La narrazione di molti brand si sposta quindi verso il ‘protection storytelling’. “Abbiamo superato la fase del Covid-19 legata al racconto eroico […] In questo momento la marca deve proteggere, rassicurare, tranquillizzare. C’è un tema di salute pubblica che implica un ruolo sociale del brand”, ha commentato la professoressa Simonetta Pattuglia dell’Università degli Studi di Roma Tor Vergata sulle pagine de Il Sole 24 Ore.

Facile vederne l’applicazione nel commercio e nella GDO: se il 68% degli italiani intende frequentare solo negozi capaci di garantire le massime condizioni di igiene e sicurezza (fonte: Gfk), il racconto delle insegne può partire ad esempio dalle tante misure concrete che proteggono i consumatori e il personale, dagli accessi contingentati alle mascherine, dalle barriere in plexiglass ai gel disinfettanti. Così, in chiave sicurezza, Coop ha ri-declinato la campagna “Una buona spesa può cambiare il mondo” in tv e nei punti vendita, e Decathlon durante il lockdown ha scelto di limitare le vendite online per non mettere sotto stress i lavoratori e la logistica. Bialetti ha lanciato la campagna #ricominciAMOitalia! mettendo la mascherina all’omino con i baffi, e Burger King gioca con il distanziamento proponendo un panino con tripla cipolla.

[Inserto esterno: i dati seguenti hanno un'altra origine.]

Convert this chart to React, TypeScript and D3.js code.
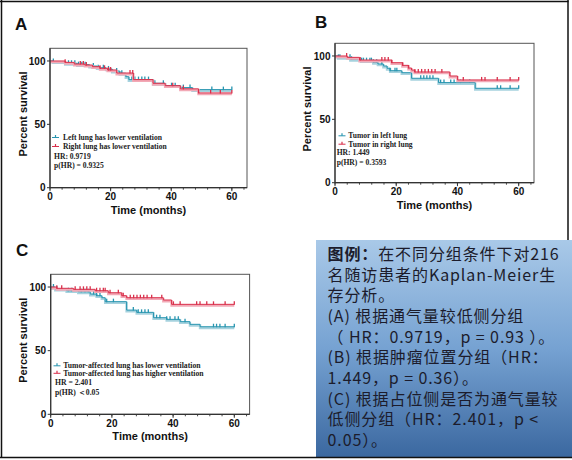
import React from "react";
import * as d3 from "d3";

// ---------- DATA ----------
const xTicksMajor = [0, 20, 40, 60];
const xTicksMinor = [0, 4, 8, 12, 16, 20, 24, 28, 32, 36, 40, 44, 48, 52, 56, 60, 64];
const yTicks = [0, 50, 100];

// Panel A
const aTealTimes = [0, 1, 5, 9, 13, 15.5, 18.5, 20.5, 23, 25, 26, 34, 38, 43, 47];
const aTealSurv = [100, 99.5, 98.2, 97.1, 96, 94.7, 93.7, 92.1, 90.3, 87.6, 85.3, 82.4, 80.5, 79, 77.4];
const aTealCensor = [1.1, 6.1, 7.1, 8.2, 9.4, 10.5, 11.6, 14.3, 15.9, 17.6, 19.3, 22, 23.7, 27, 28, 29.2, 30.3, 31.3, 32.5, 34.6, 37.4, 40.1, 41.3, 44, 46.2, 53.4, 57.2, 60];
const aRedTimes = [0, 5, 8, 11.5, 14, 16.5, 19, 22, 27.5, 34, 38, 43, 49];
const aRedSurv = [100, 98.9, 97.6, 96.8, 95.5, 94.2, 92.9, 90.5, 85.3, 82.4, 80.5, 78, 74.8];
const aRedCensor = [5, 10, 11, 12, 16.5, 18, 19.3, 20, 26.4, 27.3, 40.5, 44, 49, 53, 56.2, 60];

// Panel B
const bTealTimes = [0, 1, 5, 8.5, 12.5, 14, 15.8, 17, 18, 21.8, 25, 33.8, 45.8];
const bTealSurv = [100, 98.9, 97.4, 96.3, 95, 93.7, 92.1, 90.3, 88.4, 86.8, 82.4, 79, 74.5];
const bTealCensor = [1.1, 1.6, 4.9, 5.4, 8.7, 9.3, 10.3, 11.4, 11.9, 12.5, 13.6, 15.3, 18, 19.6, 20.2, 28, 29, 30, 31, 32, 34.5, 35.6, 37.8, 38.9, 41, 44, 53, 54.1, 57.2, 60];
const bRedTimes = [0, 4, 8, 18.5, 22, 24, 25, 26, 37.5, 40];
const bRedSurv = [100, 98.9, 96.8, 94.7, 92.6, 90.5, 88.9, 87.4, 84.2, 81.1];
const bRedCensor = [3.8, 8.2, 15.3, 16.3, 17.4, 18.5, 22.1, 24, 26.1, 27.2, 28.3, 29.4, 30.5, 31.6, 32.7, 34.9, 41.9, 47.9, 49, 53, 57.2, 60];

// Panel C
const cTealTimes = [0, 1.5, 5.2, 9, 12.9, 15, 16.7, 17.8, 24.8, 28.1, 33.6, 37.9, 42.3, 45.5, 48.8];
const cTealSurv = [100, 98.4, 97.1, 96.3, 94.5, 93.2, 91.6, 88.5, 81.9, 80.1, 75.9, 74.6, 72.8, 70.7, 68.8];
const cTealCensor = [0.9, 2, 5.8, 6.9, 10, 11.2, 12.3, 14, 15, 16.1, 18.3, 20.5, 27, 28.6, 29.7, 30.8, 31.9, 34.6, 35.7, 37.9, 39, 40.6, 41.7, 43.9, 53.2, 54.2, 55.3, 57, 60];
const cRedTimes = [0, 2, 7.4, 14.5, 18.8, 23.2, 24.8, 36.8, 39.5];
const cRedSurv = [100, 99, 98.2, 97.1, 95.5, 93.2, 91.6, 89.8, 86.4];
const cRedCensor = [2, 3.6, 8, 9.6, 10.7, 11.8, 12.9, 15, 16.1, 17.2, 17.8, 19.4, 22.1, 23.7, 26, 27.1, 28.2, 29.3, 30.4, 31.5, 33, 36.3, 40.1, 42.3, 47.7, 48.8, 51, 53.2, 57, 60];

const legendA = ["Left lung has lower ventilation", "Right lung has lower ventilation"];
const statsA = ["HR: 0.9719", "p(HR) = 0.9325"];
const legendB = ["Tumor in left lung", "Tumor in right lung"];
const statsB = ["HR: 1.449", "p(HR) = 0.3593"];
const legendC = ["Tumor-affected lung has lower ventilation", "Tumor-affected lung has higher ventilation"];
const statsC = ["HR = 2.401", "p(HR) \uFF1C0.05"];

const captionLines = [
  "在不同分组条件下对216",
  "名随访患者的Kaplan-Meier生",
  "存分析。",
  "(A) 根据通气量较低侧分组",
  "（ HR：0.9719，p = 0.93 ）。",
  "(B) 根据肿瘤位置分组（HR：",
  "1.449，p = 0.36）。",
  "(C) 根据占位侧是否为通气量较",
  "低侧分组（HR：2.401，p <",
  "0.05）。",
];
const captionTitle = "图例：";

// ---------- STYLE ----------
const TEAL = "#2895b0";
const TEAL_LIGHT = "#a6d2de";
const RED = "#d9304b";
const RED_LIGHT = "#f2a9b6";
const SANS = "'Liberation Sans', Arial, sans-serif";
const SERIF = "'Liberation Serif', 'Times New Roman', serif";

type Series = { times: number[]; surv: number[]; censor: number[]; color: string; light: string };

type PanelCfg = {
  letter: string;
  letterX: number;
  letterY: number;
  x0: number;
  x1: number;
  y0: number;
  y1: number;
  yTitleX: number;
  series: Series[];
  legend: string[];
  stats: string[];
  legX: number;
  legTextX: number;
  legY: number[];
  statX: number;
  statY: number[];
  legFont: number;
};

const panels: PanelCfg[] = [
  {
    letter: "A", letterX: 15, letterY: 30,
    x0: 50, x1: 247, y0: 187.7, y1: 48.3, yTitleX: 23,
    series: [
      { times: aTealTimes, surv: aTealSurv, censor: aTealCensor, color: TEAL, light: TEAL_LIGHT },
      { times: aRedTimes, surv: aRedSurv, censor: aRedCensor, color: RED, light: RED_LIGHT },
    ],
    legend: legendA, stats: statsA,
    legX: 52, legTextX: 63, legY: [140, 149], statX: 54, statY: [158.5, 167.5], legFont: 7.6,
  },
  {
    letter: "B", letterX: 315, letterY: 28.3,
    x0: 335, x1: 534, y0: 182.7, y1: 43.3, yTitleX: 307,
    series: [
      { times: bTealTimes, surv: bTealSurv, censor: bTealCensor, color: TEAL, light: TEAL_LIGHT },
      { times: bRedTimes, surv: bRedSurv, censor: bRedCensor, color: RED, light: RED_LIGHT },
    ],
    legend: legendB, stats: statsB,
    legX: 338.5, legTextX: 348.3, legY: [138.3, 146.7], statX: 336.7, statY: [155, 164.5], legFont: 7.6,
  },
  {
    letter: "C", letterX: 16, letterY: 256,
    x0: 50.7, x1: 249.6, y0: 414.3, y1: 274.3, yTitleX: 23,
    series: [
      { times: cTealTimes, surv: cTealSurv, censor: cTealCensor, color: TEAL, light: TEAL_LIGHT },
      { times: cRedTimes, surv: cRedSurv, censor: cRedCensor, color: RED, light: RED_LIGHT },
    ],
    legend: legendC, stats: statsC,
    legX: 53.5, legTextX: 63.3, legY: [368.3, 375.8], statX: 55, statY: [385, 394.5], legFont: 7.7,
  },
];

function survAt(s: Series, t: number) {
  let v = s.surv[0];
  for (let i = 0; i < s.times.length; i++) if (s.times[i] <= t) v = s.surv[i];
  return v;
}

function Panel({ p }: { p: PanelCfg }) {
  const x = d3.scaleLinear().domain([0, 65]).range([p.x0, p.x1]);
  const y = d3.scaleLinear().domain([0, 110]).range([p.y0, p.y1]);
  const line = d3
    .line<[number, number]>()
    .x((d) => x(d[0]))
    .y((d) => y(d[1]))
    .curve(d3.curveStepAfter);
  const midY = (p.y0 + p.y1) / 2 - 4;
  const midX = (p.x0 + p.x1) / 2;
  return (
    <g>
      <text x={p.letterX} y={p.letterY} fontFamily={SANS} fontWeight="bold" fontSize={17} fill="#111">
        {p.letter}
      </text>
      {p.series.map((s, i) => {
        const pts: [number, number][] = s.times.map((t, j) => [t, s.surv[j]] as [number, number]);
        pts.push([60, s.surv[s.surv.length - 1]]);
        const d = line(pts) || "";
        return (
          <g key={i}>
            <path d={d} fill="none" stroke={s.light} strokeWidth={2.4} transform="translate(0,1.2)" />
            <path d={d} fill="none" stroke={s.color} strokeWidth={1} />
            {s.censor.map((t, k) => {
              const v = survAt(s, t);
              return (
                <line key={k} x1={x(t)} x2={x(t)} y1={y(v) - 3} y2={y(v) + 0.5} stroke={s.color} strokeWidth={1.3} />
              );
            })}
          </g>
        );
      })}
      <rect x={p.x0} y={p.y1} width={p.x1 - p.x0} height={p.y0 - p.y1} fill="none" stroke="#555" strokeWidth={1} />
      <line x1={p.x0} x2={p.x0} y1={p.y1} y2={p.y0} stroke="#333" strokeWidth={1.2} />
      <line x1={p.x0} x2={p.x1} y1={p.y0} y2={p.y0} stroke="#333" strokeWidth={1.2} />
      {yTicks.map((t) => (
        <g key={t}>
          <line x1={p.x0 - 3} x2={p.x0} y1={y(t)} y2={y(t)} stroke="#333" strokeWidth={1} />
          <text x={p.x0 - 4.5} y={y(t)} dy="0.36em" textAnchor="end" fontFamily={SANS} fontWeight="bold" fontSize={10} fill="#111">
            {t}
          </text>
        </g>
      ))}
      {xTicksMinor.map((t) => (
        <line key={"m" + t} x1={x(t)} x2={x(t)} y1={p.y0} y2={p.y0 + 2} stroke="#333" strokeWidth={0.9} />
      ))}
      {xTicksMajor.map((t) => (
        <g key={t}>
          <line x1={x(t)} x2={x(t)} y1={p.y0} y2={p.y0 + 3.5} stroke="#333" strokeWidth={1} />
          <text x={x(t)} y={p.y0 + 12.5} textAnchor="middle" fontFamily={SANS} fontWeight="bold" fontSize={10} fill="#111">
            {t}
          </text>
        </g>
      ))}
      <text
        transform={`translate(${p.yTitleX},${midY}) rotate(-90)`}
        textAnchor="middle"
        dy="0.36em"
        fontFamily={SANS}
        fontWeight="bold"
        fontSize={11}
        fill="#111"
      >
        Percent survival
      </text>
      <text x={midX} y={p.y0 + 26} textAnchor="middle" fontFamily={SANS} fontWeight="bold" fontSize={11} fill="#111">
        Time (months)
      </text>
      {p.legend.map((lab, i) => {
        const s = p.series[i];
        const ly = p.legY[i] - 2.5;
        return (
          <g key={lab}>
            <line x1={p.legX} x2={p.legX + 7} y1={ly} y2={ly} stroke={s.color} strokeWidth={1} />
            <line x1={p.legX + 3.5} x2={p.legX + 3.5} y1={ly - 2.5} y2={ly} stroke={s.color} strokeWidth={1.2} />
            <text x={p.legTextX} y={p.legY[i]} fontFamily={SERIF} fontWeight="bold" fontSize={p.legFont} fill="#222">
              {lab}
            </text>
          </g>
        );
      })}
      {p.stats.map((st, i) => (
        <text key={st} x={p.statX} y={p.statY[i]} fontFamily={SERIF} fontWeight="bold" fontSize={p.legFont} fill="#222">
          {st}
        </text>
      ))}
    </g>
  );
}

export default function App() {
  const CJK = "'Noto Sans CJK SC', 'Noto Sans', sans-serif";
  const baseY = 260;
  const lh = 20.67;
  return (
    <svg width={572} height={460} style={{ position: "absolute", left: 0, top: 0, background: "#fff" }}>
      <defs>
        <linearGradient id="capg" x1="0" y1="0" x2="0" y2="1">
          <stop offset="0%" stopColor="#a9c9e8" />
          <stop offset="50%" stopColor="#76a2d2" />
          <stop offset="100%" stopColor="#3b68a0" />
        </linearGradient>
      </defs>
      <rect x={0} y={0} width={572} height={460} fill="#fff" />
      {panels.map((p) => (
        <Panel key={p.letter} p={p} />
      ))}
      <line x1={0} x2={568.5} y1={1.5} y2={1.5} stroke="#111" strokeWidth={1.5} />
      <line x1={1.5} x2={1.5} y1={0} y2={458} stroke="#111" strokeWidth={1.5} />
      <line x1={568} x2={568} y1={0} y2={241} stroke="#111" strokeWidth={1.5} />
      <rect x={316} y={240} width={256} height={217} fill="url(#capg)" />
      <line x1={0} x2={572} y1={457.5} y2={457.5} stroke="#111" strokeWidth={1.5} />
      <g fontFamily={CJK} fontSize={16} letterSpacing={0.9} fill="#1c1c2c">
        {captionLines.map((ln, i) => (
          <text key={i} x={327.5} y={baseY + i * lh}>
            {i === 0 ? <tspan fontWeight="bold">{captionTitle}</tspan> : null}
            {ln}
          </text>
        ))}
      </g>
    </svg>
  );
}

Anche nel turismo la comunicazione è tutta orientata alla sicurezza per convincere gli ospiti a prenotare in vista della stagione estiva ma, in senso più ampio, è protection storytelling anche quello di Giorgio Armani, tra i primi a intuire la gravità della pandemia e chiudere i negozi, sostenere la risposta sanitaria con una donazione e la conversione delle sue linee produttive per realizzare camici monuso. Gli ultimi annunci – lo spostamento dell’haute couture da Parigi a Milano e il murale dedicato all’Italia – contiene la promessa di un sistema moda meno spettacolare e più lento, certamente più attento a fare “vestiti che durano” e capace di “mettere la salute delle persone al primo posto”.